■ Raw data ■
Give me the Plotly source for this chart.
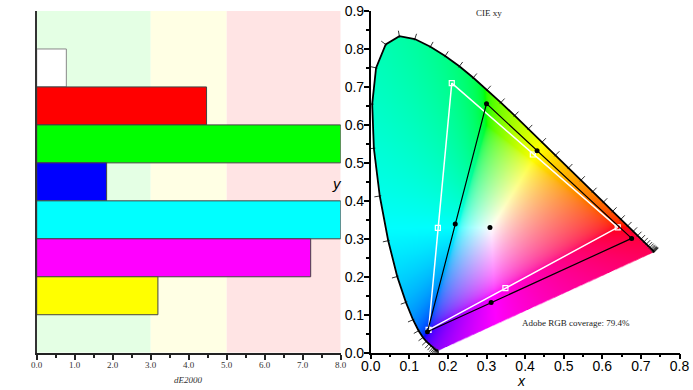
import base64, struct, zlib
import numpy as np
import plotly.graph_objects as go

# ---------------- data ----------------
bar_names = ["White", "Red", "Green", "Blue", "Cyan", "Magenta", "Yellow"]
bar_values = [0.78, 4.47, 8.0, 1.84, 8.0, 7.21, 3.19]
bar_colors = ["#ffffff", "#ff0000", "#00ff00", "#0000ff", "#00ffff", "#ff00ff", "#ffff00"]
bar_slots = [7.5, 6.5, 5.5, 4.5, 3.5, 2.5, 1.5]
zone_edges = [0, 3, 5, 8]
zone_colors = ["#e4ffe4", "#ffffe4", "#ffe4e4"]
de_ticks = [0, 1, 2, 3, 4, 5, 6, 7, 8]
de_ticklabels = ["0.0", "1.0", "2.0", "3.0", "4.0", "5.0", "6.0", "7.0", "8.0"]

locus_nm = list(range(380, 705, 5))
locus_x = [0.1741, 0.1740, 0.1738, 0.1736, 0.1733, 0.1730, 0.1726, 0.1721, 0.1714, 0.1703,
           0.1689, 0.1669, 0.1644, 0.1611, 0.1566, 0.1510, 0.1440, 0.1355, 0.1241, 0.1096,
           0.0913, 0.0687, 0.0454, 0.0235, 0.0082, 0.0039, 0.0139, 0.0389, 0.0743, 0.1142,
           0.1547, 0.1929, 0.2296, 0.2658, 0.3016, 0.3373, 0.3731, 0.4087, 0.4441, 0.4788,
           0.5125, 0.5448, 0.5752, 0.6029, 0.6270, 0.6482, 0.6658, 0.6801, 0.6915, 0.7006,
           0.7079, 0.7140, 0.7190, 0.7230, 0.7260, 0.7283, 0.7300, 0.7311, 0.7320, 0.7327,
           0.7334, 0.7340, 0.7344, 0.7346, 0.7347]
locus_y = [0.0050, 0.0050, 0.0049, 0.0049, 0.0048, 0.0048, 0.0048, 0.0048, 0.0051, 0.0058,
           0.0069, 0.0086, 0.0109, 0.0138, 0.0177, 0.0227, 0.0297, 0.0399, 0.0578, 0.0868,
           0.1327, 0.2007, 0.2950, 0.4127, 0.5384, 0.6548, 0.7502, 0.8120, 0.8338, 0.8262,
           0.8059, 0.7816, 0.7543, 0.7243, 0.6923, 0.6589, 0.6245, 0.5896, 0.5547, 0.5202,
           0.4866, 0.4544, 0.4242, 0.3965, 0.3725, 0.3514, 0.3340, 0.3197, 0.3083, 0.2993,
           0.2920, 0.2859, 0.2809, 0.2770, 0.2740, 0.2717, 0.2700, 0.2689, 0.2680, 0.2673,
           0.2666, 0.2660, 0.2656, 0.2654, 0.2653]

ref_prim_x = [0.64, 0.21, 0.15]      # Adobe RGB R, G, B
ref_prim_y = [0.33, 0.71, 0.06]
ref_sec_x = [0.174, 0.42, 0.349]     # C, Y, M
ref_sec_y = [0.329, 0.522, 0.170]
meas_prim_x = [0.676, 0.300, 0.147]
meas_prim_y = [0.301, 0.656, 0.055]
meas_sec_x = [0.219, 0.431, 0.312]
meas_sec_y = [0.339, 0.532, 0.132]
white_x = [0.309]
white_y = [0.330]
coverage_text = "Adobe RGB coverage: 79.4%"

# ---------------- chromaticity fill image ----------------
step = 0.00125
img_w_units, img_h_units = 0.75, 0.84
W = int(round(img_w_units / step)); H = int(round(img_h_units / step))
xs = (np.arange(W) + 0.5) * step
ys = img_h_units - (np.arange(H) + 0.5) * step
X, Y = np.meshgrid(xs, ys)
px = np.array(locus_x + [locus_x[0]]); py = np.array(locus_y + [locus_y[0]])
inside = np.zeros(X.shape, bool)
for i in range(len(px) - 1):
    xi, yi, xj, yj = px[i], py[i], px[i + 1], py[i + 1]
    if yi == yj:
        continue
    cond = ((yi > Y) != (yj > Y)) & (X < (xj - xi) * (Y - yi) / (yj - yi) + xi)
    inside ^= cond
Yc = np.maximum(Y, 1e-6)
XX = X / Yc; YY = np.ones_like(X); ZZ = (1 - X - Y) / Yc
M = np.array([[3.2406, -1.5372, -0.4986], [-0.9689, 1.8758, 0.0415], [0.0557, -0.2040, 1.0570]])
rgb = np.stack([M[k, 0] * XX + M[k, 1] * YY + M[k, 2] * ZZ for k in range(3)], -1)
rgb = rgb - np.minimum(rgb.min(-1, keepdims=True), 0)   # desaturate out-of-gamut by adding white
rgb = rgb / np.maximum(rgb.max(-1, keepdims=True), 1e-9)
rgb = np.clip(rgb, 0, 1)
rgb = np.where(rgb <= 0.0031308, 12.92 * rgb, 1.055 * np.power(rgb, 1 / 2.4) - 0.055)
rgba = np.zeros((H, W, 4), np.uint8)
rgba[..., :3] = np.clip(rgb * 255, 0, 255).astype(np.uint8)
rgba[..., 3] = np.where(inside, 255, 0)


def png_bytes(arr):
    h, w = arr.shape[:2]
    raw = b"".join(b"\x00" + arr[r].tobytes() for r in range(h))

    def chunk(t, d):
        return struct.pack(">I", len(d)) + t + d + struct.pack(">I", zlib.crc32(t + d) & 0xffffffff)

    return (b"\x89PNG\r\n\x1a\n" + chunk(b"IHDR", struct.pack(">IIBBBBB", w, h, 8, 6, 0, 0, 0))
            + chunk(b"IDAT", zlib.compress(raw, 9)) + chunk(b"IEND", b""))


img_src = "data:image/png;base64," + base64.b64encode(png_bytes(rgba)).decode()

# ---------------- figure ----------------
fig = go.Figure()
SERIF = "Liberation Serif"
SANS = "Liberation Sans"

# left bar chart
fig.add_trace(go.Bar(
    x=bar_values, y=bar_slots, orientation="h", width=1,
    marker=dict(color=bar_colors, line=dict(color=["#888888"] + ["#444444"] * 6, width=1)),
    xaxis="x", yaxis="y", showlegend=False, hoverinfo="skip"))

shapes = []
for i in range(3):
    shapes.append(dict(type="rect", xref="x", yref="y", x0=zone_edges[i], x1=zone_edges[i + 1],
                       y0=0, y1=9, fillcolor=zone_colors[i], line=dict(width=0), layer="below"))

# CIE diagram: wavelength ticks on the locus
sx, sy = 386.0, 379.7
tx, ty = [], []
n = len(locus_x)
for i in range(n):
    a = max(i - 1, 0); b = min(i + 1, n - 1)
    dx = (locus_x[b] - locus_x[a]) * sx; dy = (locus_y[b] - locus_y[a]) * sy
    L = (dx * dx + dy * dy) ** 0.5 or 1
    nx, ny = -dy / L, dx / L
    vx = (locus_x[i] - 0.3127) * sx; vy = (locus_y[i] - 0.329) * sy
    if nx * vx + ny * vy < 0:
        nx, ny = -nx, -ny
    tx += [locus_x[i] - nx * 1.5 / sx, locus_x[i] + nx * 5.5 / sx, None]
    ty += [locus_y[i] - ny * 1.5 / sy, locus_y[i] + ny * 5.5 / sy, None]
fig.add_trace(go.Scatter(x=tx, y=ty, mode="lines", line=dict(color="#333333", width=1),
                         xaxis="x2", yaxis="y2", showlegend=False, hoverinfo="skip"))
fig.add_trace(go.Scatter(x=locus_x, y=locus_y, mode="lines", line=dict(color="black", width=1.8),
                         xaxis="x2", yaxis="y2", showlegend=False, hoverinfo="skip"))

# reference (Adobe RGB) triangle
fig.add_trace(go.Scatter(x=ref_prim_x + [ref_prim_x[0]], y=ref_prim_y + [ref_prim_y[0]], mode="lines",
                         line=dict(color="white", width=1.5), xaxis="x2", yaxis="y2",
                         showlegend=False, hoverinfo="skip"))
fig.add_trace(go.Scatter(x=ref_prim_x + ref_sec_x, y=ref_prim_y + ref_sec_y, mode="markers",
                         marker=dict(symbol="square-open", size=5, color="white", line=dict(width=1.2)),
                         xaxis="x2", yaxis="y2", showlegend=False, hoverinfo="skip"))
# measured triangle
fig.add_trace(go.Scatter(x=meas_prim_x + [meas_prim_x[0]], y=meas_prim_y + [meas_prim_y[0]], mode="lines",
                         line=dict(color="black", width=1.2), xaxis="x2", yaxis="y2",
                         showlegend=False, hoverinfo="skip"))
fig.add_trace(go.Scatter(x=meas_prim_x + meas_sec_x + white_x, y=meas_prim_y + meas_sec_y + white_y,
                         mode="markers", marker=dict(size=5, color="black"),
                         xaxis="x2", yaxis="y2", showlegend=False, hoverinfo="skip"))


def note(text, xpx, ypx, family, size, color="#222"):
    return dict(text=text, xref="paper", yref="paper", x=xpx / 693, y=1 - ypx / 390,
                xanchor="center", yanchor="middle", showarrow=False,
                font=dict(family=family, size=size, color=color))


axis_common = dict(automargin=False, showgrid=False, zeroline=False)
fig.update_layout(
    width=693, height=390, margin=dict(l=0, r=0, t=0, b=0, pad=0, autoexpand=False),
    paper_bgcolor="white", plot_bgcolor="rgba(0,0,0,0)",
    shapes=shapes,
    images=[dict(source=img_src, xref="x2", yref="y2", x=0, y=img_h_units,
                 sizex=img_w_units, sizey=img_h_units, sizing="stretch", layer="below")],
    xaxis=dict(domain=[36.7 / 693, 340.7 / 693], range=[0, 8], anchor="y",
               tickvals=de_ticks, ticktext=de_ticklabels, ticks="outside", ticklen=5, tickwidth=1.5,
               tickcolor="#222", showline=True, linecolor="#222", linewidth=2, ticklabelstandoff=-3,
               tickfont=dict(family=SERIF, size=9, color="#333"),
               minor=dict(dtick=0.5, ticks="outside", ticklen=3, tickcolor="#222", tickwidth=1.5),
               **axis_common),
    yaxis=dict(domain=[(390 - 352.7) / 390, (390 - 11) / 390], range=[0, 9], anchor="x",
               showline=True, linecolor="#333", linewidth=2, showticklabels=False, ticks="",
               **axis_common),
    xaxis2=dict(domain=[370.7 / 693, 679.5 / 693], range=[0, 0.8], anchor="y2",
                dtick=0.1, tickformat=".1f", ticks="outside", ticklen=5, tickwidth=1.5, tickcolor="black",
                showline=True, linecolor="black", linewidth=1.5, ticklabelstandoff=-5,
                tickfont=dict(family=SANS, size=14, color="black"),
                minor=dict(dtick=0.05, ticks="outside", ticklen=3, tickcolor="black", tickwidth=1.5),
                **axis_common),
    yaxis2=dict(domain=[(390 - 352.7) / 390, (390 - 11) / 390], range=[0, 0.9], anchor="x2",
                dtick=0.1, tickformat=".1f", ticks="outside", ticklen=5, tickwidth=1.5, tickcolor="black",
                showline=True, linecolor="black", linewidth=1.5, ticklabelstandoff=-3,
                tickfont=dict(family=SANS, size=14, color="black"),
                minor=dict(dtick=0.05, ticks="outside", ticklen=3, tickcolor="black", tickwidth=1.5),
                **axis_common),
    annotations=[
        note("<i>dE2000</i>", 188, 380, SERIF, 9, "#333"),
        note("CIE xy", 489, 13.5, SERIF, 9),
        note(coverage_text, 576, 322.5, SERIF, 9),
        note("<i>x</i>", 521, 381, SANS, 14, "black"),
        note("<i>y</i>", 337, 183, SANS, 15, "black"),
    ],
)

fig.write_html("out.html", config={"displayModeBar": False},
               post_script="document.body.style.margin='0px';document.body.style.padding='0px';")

■ Exercise goal ■
Your task is to return the lines above, from the first one up to and including the line containing "0.2666, 0.2660, 0.2656, 0.2654, 0.2653]", minus any pictures.

■ Output for this task ■
Give me the Plotly source for this chart.
import base64, struct, zlib
import numpy as np
import plotly.graph_objects as go

# ---------------- data ----------------
bar_names = ["White", "Red", "Green", "Blue", "Cyan", "Magenta", "Yellow"]
bar_values = [0.78, 4.47, 8.0, 1.84, 8.0, 7.21, 3.19]
bar_colors = ["#ffffff", "#ff0000", "#00ff00", "#0000ff", "#00ffff", "#ff00ff", "#ffff00"]
bar_slots = [7.5, 6.5, 5.5, 4.5, 3.5, 2.5, 1.5]
zone_edges = [0, 3, 5, 8]
zone_colors = ["#e4ffe4", "#ffffe4", "#ffe4e4"]
de_ticks = [0, 1, 2, 3, 4, 5, 6, 7, 8]
de_ticklabels = ["0.0", "1.0", "2.0", "3.0", "4.0", "5.0", "6.0", "7.0", "8.0"]

locus_nm = list(range(380, 705, 5))
locus_x = [0.1741, 0.1740, 0.1738, 0.1736, 0.1733, 0.1730, 0.1726, 0.1721, 0.1714, 0.1703,
           0.1689, 0.1669, 0.1644, 0.1611, 0.1566, 0.1510, 0.1440, 0.1355, 0.1241, 0.1096,
           0.0913, 0.0687, 0.0454, 0.0235, 0.0082, 0.0039, 0.0139, 0.0389, 0.0743, 0.1142,
           0.1547, 0.1929, 0.2296, 0.2658, 0.3016, 0.3373, 0.3731, 0.4087, 0.4441, 0.4788,
           0.5125, 0.5448, 0.5752, 0.6029, 0.6270, 0.6482, 0.6658, 0.6801, 0.6915, 0.7006,
           0.7079, 0.7140, 0.7190, 0.7230, 0.7260, 0.7283, 0.7300, 0.7311, 0.7320, 0.7327,
           0.7334, 0.7340, 0.7344, 0.7346, 0.7347]
locus_y = [0.0050, 0.0050, 0.0049, 0.0049, 0.0048, 0.0048, 0.0048, 0.0048, 0.0051, 0.0058,
           0.0069, 0.0086, 0.0109, 0.0138, 0.0177, 0.0227, 0.0297, 0.0399, 0.0578, 0.0868,
           0.1327, 0.2007, 0.2950, 0.4127, 0.5384, 0.6548, 0.7502, 0.8120, 0.8338, 0.8262,
           0.8059, 0.7816, 0.7543, 0.7243, 0.6923, 0.6589, 0.6245, 0.5896, 0.5547, 0.5202,
           0.4866, 0.4544, 0.4242, 0.3965, 0.3725, 0.3514, 0.3340, 0.3197, 0.3083, 0.2993,
           0.2920, 0.2859, 0.2809, 0.2770, 0.2740, 0.2717, 0.2700, 0.2689, 0.2680, 0.2673,
           0.2666, 0.2660, 0.2656, 0.2654, 0.2653]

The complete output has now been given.